In primo luogo il film è piuttosto scaltro nel mostrare una serie di tecnicismi della F1 disseminandoli nell'opera come trovate di Sonny Hayes.
In secondo luogo, l'attenzione al realismo del commento sulle gare è sicuramente più marcata che in tanti film sportivi: le telecronache si lasciano ben presto alle spalle i convenevoli introduttivi e diventano ben presto adeguate a dipingere l'epicità del film.
In tal senso la scelta di affidarne il doppiaggio italiano a un bravissimo Carlo Vanzini e a Marc Gené, è senz'altro appropriata ma incredibilmente più riuscita di altre scelte omologhe in altri film sportivi.
F1 si presenta, dunque, come un'operazione perfettamente riuscita.

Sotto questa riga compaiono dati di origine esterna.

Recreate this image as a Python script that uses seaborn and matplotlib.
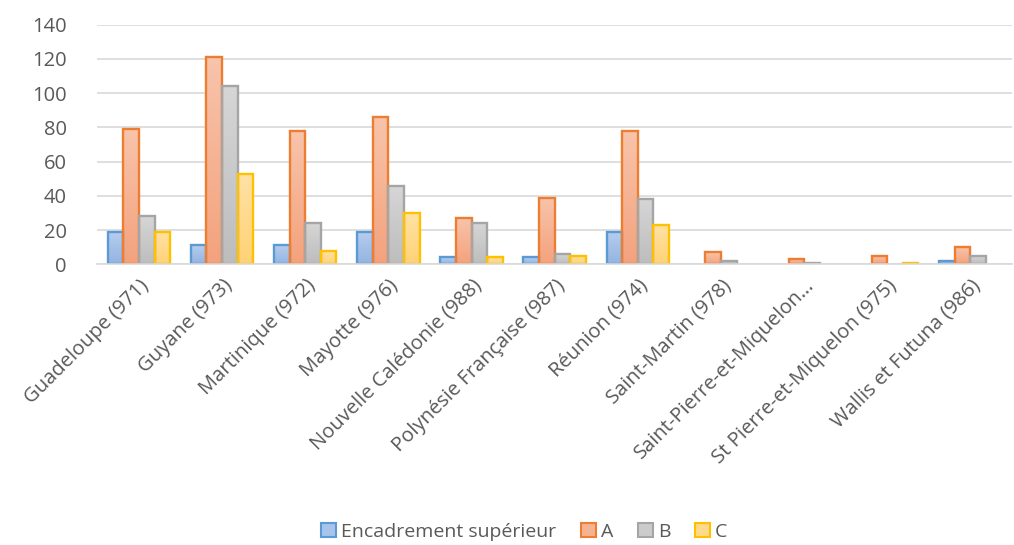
import matplotlib
matplotlib.use("Agg")
import matplotlib.pyplot as plt
from matplotlib.colors import LinearSegmentedColormap
import numpy as np
import seaborn as sns
import pandas as pd

# Territories and counts per category
territoires = [
    "Guadeloupe (971)", "Guyane (973)", "Martinique (972)", "Mayotte (976)",
    "Nouvelle Calédonie (988)", "Polynésie Française (987)", "Réunion (974)",
    "Saint-Martin (978)", "Saint-Pierre-et-Miquelon…", "St Pierre-et-Miquelon (975)",
    "Wallis et Futuna (986)",
]
encadrement = [19, 11, 11, 19, 4, 4, 19, 0, 0, 0, 2]
serie_a = [79, 121, 78, 86, 27, 39, 78, 7, 3, 5, 10]
serie_b = [28, 104, 24, 46, 24, 6, 38, 2, 1, 0, 5]
serie_c = [19, 53, 8, 30, 4, 5, 23, 0, 0, 1, 0]
series = ["Encadrement supérieur", "A", "B", "C"]
y_ticks = [0, 20, 40, 60, 80, 100, 120, 140]

rows = []
for name, vals in zip(series, [encadrement, serie_a, serie_b, serie_c]):
    for t, v in zip(territoires, vals):
        rows.append({"territoire": t, "serie": name, "valeur": v})
df = pd.DataFrame(rows)

fills = ["#a8c4ea", "#f6b393", "#cbcbcb", "#ffda8d"]
tops = ["#b6cdee", "#f8c4ab", "#d6d6d6", "#ffe2a4"]
bottoms = ["#93b4e2", "#f4a27d", "#bdbdbd", "#ffd277"]
edges = ["#5b9bd5", "#ed7d31", "#a5a5a5", "#ffc000"]

sns.set_theme(style="white")
plt.rcParams["font.family"] = ["Open Sans", "DejaVu Sans"]

fig = plt.figure(figsize=(10.14, 5.45), dpi=100)
ax = fig.add_axes([0.096, 0.515, 0.902, 0.44])

sns.barplot(data=df, x="territoire", y="valeur", hue="serie", palette=fills,
            width=0.75, ax=ax, legend=False, saturation=1)

ax.set_ylim(0, 140)
ax.set_xlim(-0.5, len(territoires) - 0.5)

# Vertical gradient fill inside each bar, light at the top
grad = np.linspace(1, 0, 64).reshape(-1, 1)
for container, ec, top, bot in zip(ax.containers, edges, tops, bottoms):
    cmap = LinearSegmentedColormap.from_list("g", [bot, top])
    for bar in container:
        h = bar.get_height()
        if h <= 0:
            bar.set_visible(False)
            continue
        x0 = bar.get_x()
        w = bar.get_width()
        im = ax.imshow(grad, cmap=cmap, aspect="auto", extent=(x0, x0 + w, 0, h),
                       zorder=bar.get_zorder(), interpolation="bilinear")
        im.set_clip_path(bar)
        bar.set_facecolor("none")
        bar.set_edgecolor(ec)
        bar.set_linewidth(1.7)
        bar.set_zorder(bar.get_zorder() + 0.1)

ax.set_ylim(0, 140)
ax.set_xlim(-0.5, len(territoires) - 0.5)
ax.set_yticks(y_ticks)
ax.yaxis.grid(True, color="#d9d9d9", linewidth=1.2)
ax.set_axisbelow(True)
for s in ["top", "right", "left"]:
    ax.spines[s].set_visible(False)
ax.spines["bottom"].set_color("#d9d9d9")
ax.spines["bottom"].set_linewidth(1.2)
ax.set_xlabel("")
ax.set_ylabel("")
ax.tick_params(axis="both", length=0, colors="#595959", labelsize=14.5)
ax.tick_params(axis="y", pad=22)
ax.tick_params(axis="x", pad=8)
ax.set_xticks(range(len(territoires)))
ax.set_xticklabels(territoires, rotation=45, ha="right", va="top",
                   rotation_mode="anchor")

handles = [plt.Rectangle((0, 0), 1, 1, facecolor=f, edgecolor=e, linewidth=1.5)
           for f, e in zip(fills, edges)]
fig.legend(handles, series, loc="center", bbox_to_anchor=(0.517, 0.024),
           ncol=4, frameon=False, fontsize=14, handlelength=0.75, handleheight=0.75,
           handletextpad=0.25, columnspacing=1.3, labelcolor="#595959",
           borderpad=0.1)

fig.savefig("out.png", dpi=100)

L'ingrediente segreto per la compiutezza del film sta, probabilmente, nell'immagine del suo protagonista: l'imperfezione, tanto caratteriale quanto estetica, del personaggio di Sonny Hayes rende il film incredibilmente più umano e "caldo" di quanto solitamente riesce al pur bravo Joseph Kosinski, solitamente imbrigliato in un'estetica algida e mascolina ma proprio per questo totalmente distaccata dalla tangibilità.
[E se F1 diventasse, quasi involontariamente, capofila di un modo di fare blockbuster che accetta più facilmente l'umanità dei suoi protagonisti?]
I dettagli sugli occhi di Brad Pitt incorniciati dalle rughe, sui suoi tatuaggi sbiaditi e sulla sua schiena martoriata divengono così contraltare perfetto per il lusso e il cinetismo che traspaiono sin dalla lettura del titolo dell'opera: F1 - Il film.
La trasparenza con le proprie intenzioni, d'altronde, è un importante capitale da spendere agli occhi degli spettatori. Un capitale anche superiore al budget fuori scala e fuori tempo dell'opera.
Chi va al Cinema ama sapere esattamente cosa va a vedere.
L'incontro tra la trasparenza delle intenzioni e una certa componente umana rende però un prodotto simile decisamente più apprezzabile: che anche la vecchia Hollywood abbia realizzato che non tutti i divi travestiti da eroi portano sullo schermo le stesse caratteristiche antropologiche?